In his two years at Temple, Hicks averaged 8.95 points and 4.6 rebounds per game in his career, and shoots 36.3 percent from three.
The Hicks family has already met with DePaul, and has arranged meetings with Syracuse and Texas-El Paso.
Reynolds transferred from UCF to Temple as a sophomore and was dubbed “a generational talent” by third-team All-AAC guard Damian Dunn.
The big man was the first post-scoring threat that McKie was able to recruit, averaging 10 points and five rebounds per game in 60 percent shooting.
Because he transferred last season, Reynolds would be required to miss a seasonsit out a year if he transferred again without receiving a waiver from the NCAA.
Considering how teammate Taj Thweatt couldn’t obtain a transfer waiver this season, and how Reynolds would be on his third team in three years, returning to Temple isn’t completely off the table.
After Reynolds, Miller is the most likely of the current portal entries to return to Temple. The South Philly native averaged 8.6 points on 36.9 percent from the field this season, and didn’t compensate for the poor shooting with playmaking as he averaged just 3.75 assists per game.
With his 6’1” frame and lack of athleticism, it’s hard to imagine Miller transferring up to higher-caliber programs.
Miller will be visiting conference rival Southern Methodist, which pays each of its basketball players $35,000, this weekend. The guard has also received major interest from Fordham.
West Catholic Preparatory High School forward Zion Stanford is Temple’s only incoming freshman for the 2023 class. Stanford has already signed his National Letter of Intent and, according to his head coach Miguel Bocachica, will decide if he wants to be released after Temple hires a new coach.
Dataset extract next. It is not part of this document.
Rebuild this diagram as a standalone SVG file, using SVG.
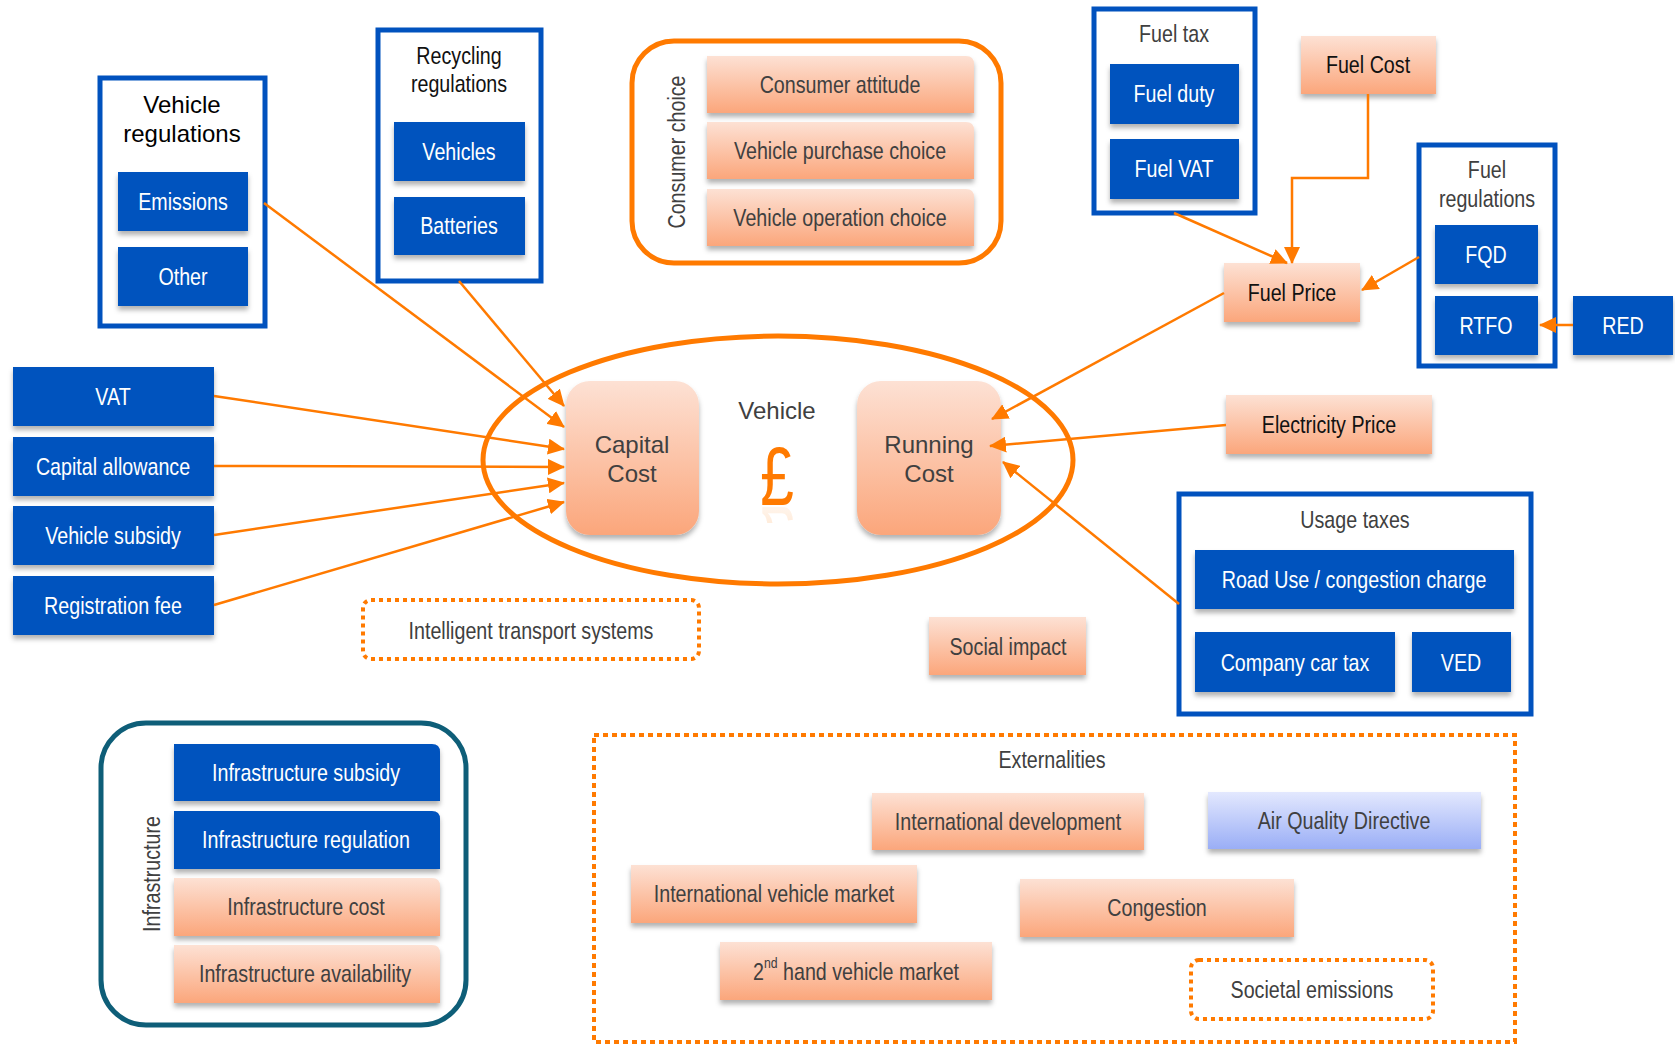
<svg xmlns="http://www.w3.org/2000/svg" width="1675" height="1046" viewBox="0 0 1675 1046">
<defs>
<linearGradient id="peach" x1="0" y1="0" x2="0" y2="1"><stop offset="0" stop-color="#FDE1D4"/><stop offset="1" stop-color="#FBA67B"/></linearGradient>
<linearGradient id="lav" x1="0" y1="0" x2="0" y2="1"><stop offset="0" stop-color="#E3E8FE"/><stop offset="1" stop-color="#9AAEF6"/></linearGradient>
<filter id="sh" x="-10%" y="-10%" width="120%" height="140%"><feDropShadow dx="0" dy="4" stdDeviation="2.5" flood-color="#000" flood-opacity="0.3"/></filter>
<marker id="ah" markerUnits="userSpaceOnUse" markerWidth="18" markerHeight="16" refX="16" refY="8" orient="auto"><path d="M0,0 L17,8 L0,16 z" fill="#FF7A00"/></marker>
<linearGradient id="fade" x1="0" y1="0" x2="0" y2="1"><stop offset="0" stop-color="#FF7A00" stop-opacity="0.55"/><stop offset="1" stop-color="#FF7A00" stop-opacity="0"/></linearGradient>
<clipPath id="refl"><rect x="740" y="507" width="80" height="16"/></clipPath>
<style>
.blue{fill:#0152BE;filter:url(#sh)}
.peach{fill:url(#peach);filter:url(#sh)}
.grp{fill:#fff;stroke:#0152BE;stroke-width:5}
.wt{font-family:"Liberation Sans",Arial,sans-serif;font-size:24px;fill:#fff;text-anchor:middle;dominant-baseline:central}
.dt{font-family:"Liberation Sans",Arial,sans-serif;font-size:24px;fill:#111;text-anchor:middle;dominant-baseline:central}
.gt{font-family:"Liberation Sans",Arial,sans-serif;font-size:24px;fill:#404040;text-anchor:middle;dominant-baseline:central}
.rt{font-family:"Liberation Sans",Arial,sans-serif;font-size:24px;fill:#404040;text-anchor:middle;dominant-baseline:central}
.dot{fill:#fff;stroke:#FF7A00;stroke-width:4;stroke-dasharray:4 4}
.con{stroke:#FF7A00;stroke-width:2.5;fill:none;marker-end:url(#ah)}
</style>
</defs>
<rect width="1675" height="1046" fill="#fff"/>

<g id="vehicle-regulations">
<rect class="grp" x="100" y="78" width="165" height="248"/>
<text class="rt" x="182" y="104" style="fill:#000">Vehicle</text>
<text class="rt" x="182" y="133" style="fill:#000">regulations</text>
<rect class="blue" x="118" y="172" width="130" height="59"/><text class="wt" transform="translate(183,202) scale(0.82,1)">Emissions</text>
<rect class="blue" x="118" y="247" width="130" height="59"/><text class="wt" transform="translate(183,277) scale(0.82,1)">Other</text>
</g>

<g id="recycling-regulations">
<rect class="grp" x="378" y="30" width="163" height="251"/>
<text class="dt" transform="translate(459,56) scale(0.82,1)">Recycling</text>
<text class="dt" transform="translate(459,84) scale(0.82,1)">regulations</text>
<rect class="blue" x="394" y="122" width="131" height="59"/><text class="wt" transform="translate(459,152) scale(0.82,1)">Vehicles</text>
<rect class="blue" x="394" y="197" width="131" height="58"/><text class="wt" transform="translate(459,226) scale(0.82,1)">Batteries</text>
</g>

<g id="consumer-choice">
<rect x="632" y="41" width="369" height="222" rx="42" fill="#fff" stroke="#FF7A00" stroke-width="5"/>
<text class="gt" transform="translate(677,152) rotate(-90) scale(0.82,1)">Consumer choice</text>
<path class="peach" d="M707,56 H966 Q974,56 974,64 V113 H707 Z"/><text class="gt" transform="translate(840,85) scale(0.82,1)">Consumer attitude</text>
<path class="peach" d="M707,122 H966 Q974,122 974,130 V179 H707 Z"/><text class="gt" transform="translate(840,151) scale(0.82,1)">Vehicle purchase choice</text>
<path class="peach" d="M707,189 H966 Q974,189 974,197 V246 H707 Z"/><text class="gt" transform="translate(840,218) scale(0.82,1)">Vehicle operation choice</text>
</g>

<g id="fuel-tax">
<rect class="grp" x="1094" y="9" width="161" height="204"/>
<text class="gt" transform="translate(1174,34) scale(0.82,1)">Fuel tax</text>
<rect class="blue" x="1110" y="64" width="129" height="60"/><text class="wt" transform="translate(1174,94) scale(0.82,1)">Fuel duty</text>
<rect class="blue" x="1110" y="139" width="129" height="60"/><text class="wt" transform="translate(1174,169) scale(0.82,1)">Fuel VAT</text>
</g>

<g id="fuel-cost">
<rect class="peach" x="1301" y="36" width="135" height="58"/><text class="dt" transform="translate(1368,65) scale(0.82,1)">Fuel Cost</text>
</g>

<g id="fuel-regulations">
<rect class="grp" x="1419" y="145" width="136" height="221"/>
<text class="gt" transform="translate(1487,170) scale(0.82,1)">Fuel</text>
<text class="gt" transform="translate(1487,199) scale(0.82,1)">regulations</text>
<rect class="blue" x="1435" y="225" width="103" height="59"/><text class="wt" transform="translate(1486,255) scale(0.82,1)">FQD</text>
<rect class="blue" x="1435" y="296" width="103" height="59"/><text class="wt" transform="translate(1486,326) scale(0.82,1)">RTFO</text>
</g>

<g id="red">
<rect class="blue" x="1573" y="296" width="100" height="59"/><text class="wt" transform="translate(1623,326) scale(0.82,1)">RED</text>
</g>

<g id="fuel-price">
<rect class="peach" x="1224" y="263" width="136" height="59"/><text class="dt" transform="translate(1292,293) scale(0.82,1)">Fuel Price</text>
</g>

<g id="vehicle">
<ellipse cx="778" cy="460" rx="295" ry="124" fill="none" stroke="#FF7A00" stroke-width="5"/>
<text class="rt" x="777" y="410">Vehicle</text>
<text transform="translate(777,505) scale(0.72,1)" font-family="Liberation Sans,sans-serif" font-size="84" fill="#FF7A00" text-anchor="middle">£</text>
<g clip-path="url(#refl)"><text transform="translate(777,507) scale(0.72,-1)" font-family="Liberation Sans,sans-serif" font-size="84" fill="url(#fade)" text-anchor="middle" opacity="0.7">£</text></g>
</g>

<g id="capital-cost">
<rect class="peach" x="566" y="381" width="133" height="154" rx="24"/>
<text class="rt" x="632" y="444">Capital</text>
<text class="rt" x="632" y="473">Cost</text>
</g>

<g id="running-cost">
<rect class="peach" x="857" y="381" width="144" height="154" rx="24"/>
<text class="rt" x="929" y="444">Running</text>
<text class="rt" x="929" y="473">Cost</text>
</g>

<g id="vat"><rect class="blue" x="13" y="367" width="201" height="59"/><text class="wt" transform="translate(113,397) scale(0.82,1)">VAT</text></g>
<g id="capital-allowance"><rect class="blue" x="13" y="437" width="201" height="59"/><text class="wt" transform="translate(113,467) scale(0.82,1)">Capital allowance</text></g>
<g id="vehicle-subsidy"><rect class="blue" x="13" y="506" width="201" height="59"/><text class="wt" transform="translate(113,536) scale(0.82,1)">Vehicle subsidy</text></g>
<g id="registration-fee"><rect class="blue" x="13" y="576" width="201" height="59"/><text class="wt" transform="translate(113,606) scale(0.82,1)">Registration fee</text></g>

<g id="electricity-price">
<rect class="peach" x="1226" y="395" width="206" height="59"/><text class="dt" transform="translate(1329,425) scale(0.82,1)">Electricity Price</text>
</g>

<g id="usage-taxes">
<rect class="grp" x="1179" y="494" width="352" height="220"/>
<text class="gt" transform="translate(1355,520) scale(0.82,1)">Usage taxes</text>
<rect class="blue" x="1195" y="550" width="319" height="59"/><text class="wt" transform="translate(1354,580) scale(0.82,1)">Road Use / congestion charge</text>
<rect class="blue" x="1195" y="632" width="200" height="60"/><text class="wt" transform="translate(1295,663) scale(0.82,1)">Company car tax</text>
<rect class="blue" x="1412" y="632" width="99" height="60"/><text class="wt" transform="translate(1461,663) scale(0.82,1)">VED</text>
</g>

<g id="intelligent-transport-systems">
<rect class="dot" x="363" y="600" width="336" height="59" rx="8"/><text class="gt" transform="translate(531,631) scale(0.82,1)">Intelligent transport systems</text>
</g>

<g id="social-impact">
<rect class="peach" x="929" y="617" width="157" height="58"/><text class="gt" transform="translate(1008,647) scale(0.82,1)">Social impact</text>
</g>

<g id="infrastructure">
<rect x="101" y="723" width="365" height="302" rx="45" fill="#fff" stroke="#0E5E78" stroke-width="5"/>
<text class="gt" transform="translate(152,874) rotate(-90) scale(0.82,1)">Infrastructure</text>
<path class="blue" d="M174,744 H432 Q440,744 440,752 V801 H174 Z"/><text class="wt" transform="translate(306,773) scale(0.82,1)">Infrastructure subsidy</text>
<path class="blue" d="M174,811 H432 Q440,811 440,819 V869 H174 Z"/><text class="wt" transform="translate(306,840) scale(0.82,1)">Infrastructure regulation</text>
<path class="peach" d="M174,878 H432 Q440,878 440,886 V936 H174 Z"/><text class="gt" transform="translate(306,907) scale(0.82,1)">Infrastructure cost</text>
<path class="peach" d="M174,945 H432 Q440,945 440,953 V1003 H174 Z"/><text class="gt" transform="translate(305,974) scale(0.82,1)">Infrastructure availability</text>
</g>

<g id="externalities">
<rect class="dot" x="594" y="735" width="921" height="307" style="stroke-dasharray:5 4"/>
<text class="gt" transform="translate(1052,760) scale(0.82,1)">Externalities</text>
<rect class="peach" x="872" y="793" width="272" height="57"/><text class="gt" transform="translate(1008,822) scale(0.82,1)">International development</text>
<rect x="1208" y="792" width="273" height="57" fill="url(#lav)" filter="url(#sh)"/><text class="gt" transform="translate(1344,821) scale(0.82,1)">Air Quality Directive</text>
<rect class="peach" x="631" y="865" width="286" height="58"/><text class="gt" transform="translate(774,894) scale(0.82,1)">International vehicle market</text>
<rect class="peach" x="1020" y="879" width="274" height="58"/><text class="gt" transform="translate(1157,908) scale(0.82,1)">Congestion</text>
<rect class="peach" x="720" y="942" width="272" height="58"/><text class="gt" transform="translate(856,971) scale(0.82,1)"><tspan>2</tspan><tspan font-size="15" dy="-8">nd</tspan><tspan dy="8"> hand vehicle market</tspan></text>
<rect class="dot" x="1191" y="960" width="242" height="59" rx="8"/><text class="gt" transform="translate(1312,990) scale(0.82,1)">Societal emissions</text>
</g>

<g id="connectors">
<line class="con" x1="264" y1="203" x2="564" y2="427"/>
<line class="con" x1="459" y1="281" x2="564" y2="406"/>
<line class="con" x1="214" y1="396" x2="564" y2="449"/>
<line class="con" x1="214" y1="466" x2="564" y2="467"/>
<line class="con" x1="214" y1="535" x2="564" y2="483"/>
<line class="con" x1="214" y1="605" x2="564" y2="502"/>
<polyline class="con" points="1368,94 1368,178 1292,178 1292,263"/>
<line class="con" x1="1174" y1="213" x2="1287" y2="263"/>
<line class="con" x1="1419" y1="257" x2="1362" y2="290"/>
<line class="con" x1="1573" y1="325" x2="1540" y2="325"/>
<line class="con" x1="1224" y1="293" x2="992" y2="419"/>
<line class="con" x1="1226" y1="425" x2="990" y2="446"/>
<line class="con" x1="1179" y1="604" x2="1003" y2="462"/>
</g>
</svg>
His teammate, 2023 point guard Adam “Budd” Clark, has also reopened his recruitment. Clark was committed to Coppin State, but decommitted after the Eagles fired head coach Juan Dixon.
If Stanford remains committed, Temple’s new head coach could pursue Clark as a package deal.
Point guard Deuce Roberts will be redshirted and have four years of eligibility remaining as he didn’t play during the 2022-23 season.
Roberts didn’t have any Division I offers aside from Temple. However, it is possible that he transfers to a junior college to earn more.
The 2022 newcomers Shane Dezonie and Taj Thweatt would also be two-time transfers if they entered the portal, meaning they’ll likely return to avoid being forced to sit out next season.
Thweatt’s best friend and high school teammate at Wildwood Catholic Academy in New Jersey, sophomore forward Jahlil White, has not entered the portal. He was the key piece in Temple both recruiting and landing Thweatt. It doesn’t appear likely that he will leave the program.
Sophomore center Emmanuel Okpomo would be a two-time transfer, meaning he’d need a waiver like Reynolds. However, if Reynolds’ transfer is approved, Okpomo would have the inside track to being Temple’s starting center in 2023-24.
Freshman guard AK Fihla was a preferred walk-on from the NBA Academy in South Africa, and could earn a scholarship under Temple’s new staff.